Nuclear Transfer and Parthenogenetic Stem Cells
Autologous dopamine neurons can be generated from the tail cells of an adult mouse by combining nuclear transfer and stem cell technologies.
Cell therapy raises the issue of immunocompatibility between transplanted cells and recipient. An ideal cell source would contain DNA that matches that of a potential patient. In animal models, we are developing 3 distinct strategies toward this goal:
1) Nuclear reprogramming (via nuclear transfer into an oocyte) allows the generation of mouse embryonic stem cell lines from adult somatic cells. In a collaborative effort, we have produced a large number of such lines from adult somatic cells. We have shown that such ntES cells can be coaxed into many specialized cell types, including midbrain dopamine neurons.
We have also demonstrated the function of ntES derived dopamine neurons in vivo upon transplantation into a mouse model of Parkinson's Disease (see Memorial Sloan-Kettering press release.)
2) Parthenogenesis allows the generation of pluripotent ES-like stem cells via activation of an unfertilized egg. In a collaborative effort, our lab has demonstrated the derivation and differentiation of parthenogenetic stem from an adult monkey into a variety of specoalized cell types.
For additional information see our Science Brevia article [PubMed Abstract].
3) Future research will be directed toward identifying the molecules responsible for the reprograming of adult cells (e.g., during nuclear transfer). Such molecules could be used to reprogram adult cells directly without the need for nuclear transfer.
Confocal picture of dopaminergic neurons (green) generated in vitro from proliferating brain stem cells, as evidenced by BrdU incorporation (red).
Neural Stem Cells
We have described how midbrain rat stem cells and human brain stem cells can be proliferated in culture and differentiated into dopamine neurons that, upon transplantation, restore behavioral deficits in a rat model of Parkinson's Disease. Studies directed toward the clinical application of CNS stem cells in Parkinson's Disease are underway.

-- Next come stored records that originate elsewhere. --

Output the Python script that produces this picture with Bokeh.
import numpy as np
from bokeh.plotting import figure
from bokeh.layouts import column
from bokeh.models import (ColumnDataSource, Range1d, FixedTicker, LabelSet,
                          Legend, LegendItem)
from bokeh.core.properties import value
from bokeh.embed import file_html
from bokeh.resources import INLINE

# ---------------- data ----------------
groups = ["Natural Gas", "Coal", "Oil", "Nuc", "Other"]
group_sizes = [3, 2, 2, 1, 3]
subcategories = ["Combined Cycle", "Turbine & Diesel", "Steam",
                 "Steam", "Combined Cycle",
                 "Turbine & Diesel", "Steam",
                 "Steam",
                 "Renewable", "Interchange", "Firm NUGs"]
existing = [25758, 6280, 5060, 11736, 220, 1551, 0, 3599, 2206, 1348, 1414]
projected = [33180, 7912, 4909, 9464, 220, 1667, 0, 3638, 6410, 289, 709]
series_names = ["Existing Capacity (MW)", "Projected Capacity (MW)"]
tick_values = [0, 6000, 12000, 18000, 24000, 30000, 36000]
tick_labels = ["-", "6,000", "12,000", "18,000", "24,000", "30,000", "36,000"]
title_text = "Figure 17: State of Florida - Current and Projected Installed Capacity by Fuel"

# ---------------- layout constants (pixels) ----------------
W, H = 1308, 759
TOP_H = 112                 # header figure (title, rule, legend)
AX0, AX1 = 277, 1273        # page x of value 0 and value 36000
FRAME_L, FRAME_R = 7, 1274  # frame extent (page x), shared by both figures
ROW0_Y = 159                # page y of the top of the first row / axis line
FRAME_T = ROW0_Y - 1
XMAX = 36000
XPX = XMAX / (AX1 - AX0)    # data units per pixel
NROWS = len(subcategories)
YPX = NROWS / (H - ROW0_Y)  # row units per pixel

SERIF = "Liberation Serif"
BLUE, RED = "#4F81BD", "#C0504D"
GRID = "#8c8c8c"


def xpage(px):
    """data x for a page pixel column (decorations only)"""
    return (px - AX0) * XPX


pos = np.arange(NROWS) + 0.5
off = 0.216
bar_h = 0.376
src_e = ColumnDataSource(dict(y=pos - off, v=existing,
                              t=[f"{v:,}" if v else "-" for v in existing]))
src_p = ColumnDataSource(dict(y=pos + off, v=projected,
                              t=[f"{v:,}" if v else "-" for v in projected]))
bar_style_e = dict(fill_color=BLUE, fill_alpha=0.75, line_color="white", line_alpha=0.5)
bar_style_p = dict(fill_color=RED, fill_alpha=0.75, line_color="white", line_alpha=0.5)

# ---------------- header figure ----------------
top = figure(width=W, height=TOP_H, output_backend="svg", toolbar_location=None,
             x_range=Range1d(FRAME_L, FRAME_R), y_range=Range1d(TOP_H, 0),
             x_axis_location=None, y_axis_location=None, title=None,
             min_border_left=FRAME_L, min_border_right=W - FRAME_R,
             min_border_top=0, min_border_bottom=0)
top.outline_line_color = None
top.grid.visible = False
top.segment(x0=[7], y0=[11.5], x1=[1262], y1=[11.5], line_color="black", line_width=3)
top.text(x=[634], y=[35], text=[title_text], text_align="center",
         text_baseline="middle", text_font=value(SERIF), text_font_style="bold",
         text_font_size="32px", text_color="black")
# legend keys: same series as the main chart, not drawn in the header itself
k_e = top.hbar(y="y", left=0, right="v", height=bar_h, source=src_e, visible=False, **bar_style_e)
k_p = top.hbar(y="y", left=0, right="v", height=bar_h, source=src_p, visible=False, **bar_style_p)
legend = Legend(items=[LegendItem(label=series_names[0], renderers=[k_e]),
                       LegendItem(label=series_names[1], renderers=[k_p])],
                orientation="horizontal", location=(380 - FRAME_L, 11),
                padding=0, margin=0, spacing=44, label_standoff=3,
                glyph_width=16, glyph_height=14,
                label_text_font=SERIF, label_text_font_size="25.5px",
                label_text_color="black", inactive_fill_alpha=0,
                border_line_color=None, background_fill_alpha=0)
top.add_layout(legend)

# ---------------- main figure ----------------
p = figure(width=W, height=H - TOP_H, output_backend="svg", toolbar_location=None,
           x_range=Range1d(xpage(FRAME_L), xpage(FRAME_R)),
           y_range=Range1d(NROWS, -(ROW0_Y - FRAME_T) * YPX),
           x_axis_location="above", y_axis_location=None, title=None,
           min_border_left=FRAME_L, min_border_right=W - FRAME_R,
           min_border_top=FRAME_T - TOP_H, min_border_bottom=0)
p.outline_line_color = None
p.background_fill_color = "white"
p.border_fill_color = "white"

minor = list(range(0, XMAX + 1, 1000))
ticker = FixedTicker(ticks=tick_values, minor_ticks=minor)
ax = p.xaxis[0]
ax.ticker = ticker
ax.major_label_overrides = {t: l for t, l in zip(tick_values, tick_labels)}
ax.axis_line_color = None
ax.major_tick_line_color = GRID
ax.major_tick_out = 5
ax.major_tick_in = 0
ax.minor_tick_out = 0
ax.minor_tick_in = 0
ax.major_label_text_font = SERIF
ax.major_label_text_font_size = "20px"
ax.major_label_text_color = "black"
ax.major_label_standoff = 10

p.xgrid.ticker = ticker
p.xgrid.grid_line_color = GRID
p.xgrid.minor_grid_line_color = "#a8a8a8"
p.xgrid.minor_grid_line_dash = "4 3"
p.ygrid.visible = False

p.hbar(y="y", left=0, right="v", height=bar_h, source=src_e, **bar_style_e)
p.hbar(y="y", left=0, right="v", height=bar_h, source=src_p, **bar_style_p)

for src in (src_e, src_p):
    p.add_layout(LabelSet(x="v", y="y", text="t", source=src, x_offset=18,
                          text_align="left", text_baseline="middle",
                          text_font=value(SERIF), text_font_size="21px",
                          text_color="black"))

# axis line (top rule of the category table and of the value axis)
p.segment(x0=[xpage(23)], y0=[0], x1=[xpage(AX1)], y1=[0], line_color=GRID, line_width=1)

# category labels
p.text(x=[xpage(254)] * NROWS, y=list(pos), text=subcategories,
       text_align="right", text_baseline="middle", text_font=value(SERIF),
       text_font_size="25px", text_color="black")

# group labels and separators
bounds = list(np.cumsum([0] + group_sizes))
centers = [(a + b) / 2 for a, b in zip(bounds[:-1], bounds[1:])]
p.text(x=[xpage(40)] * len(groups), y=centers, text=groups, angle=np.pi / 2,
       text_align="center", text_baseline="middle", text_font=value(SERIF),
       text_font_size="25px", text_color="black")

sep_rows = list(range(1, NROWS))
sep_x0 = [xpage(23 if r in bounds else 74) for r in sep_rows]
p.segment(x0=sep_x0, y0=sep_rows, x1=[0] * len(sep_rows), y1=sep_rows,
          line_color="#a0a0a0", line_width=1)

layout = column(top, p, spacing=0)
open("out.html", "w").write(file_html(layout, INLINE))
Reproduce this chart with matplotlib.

Additional ongoing studies demonstrate that similar techniques allow the successful derivation of GABA neurons from brain stem cells with subsequent transplantation into animal models of Huntington's Disease.
High Throughput Screens in Human Embryonic Stem Cells
We have recently optimized techniques for hESC growth and differentiation under conditions suitable for high throughput chemical and genetic screens. Such technology will allow the identification of specific chemicals and genes that influence stem cell differentiation. This work is done in collaboration with the SKI High Throughput Screening core facility, headed by Hakim Djaballah.
Studer Lab Pursuing New Applications for Human Embryonic Stem Cells
Recent funding from www.projectals.org and the www.alsa.org opens up new opportunities to explore the use of human embryonic stem cells in the treatment of ALS.
Recent Support from the Kinetics Foundation has been essential in studies comparing the potential of various hES cell lines for the future treatment of Parkinson's disease. Currently over 20 hESC lines are being tested.
New funding from the Starr Foundation will allow the Studer lab to expand current efforts and to explore novel uses of embryonic stem cells in animal models of disease. The new Tri-Institutional Stem Cell Initiative will also create new Core-Facilities for Human Embryonic Stem Cell Research that should greatly accelerate the efforts in the lab.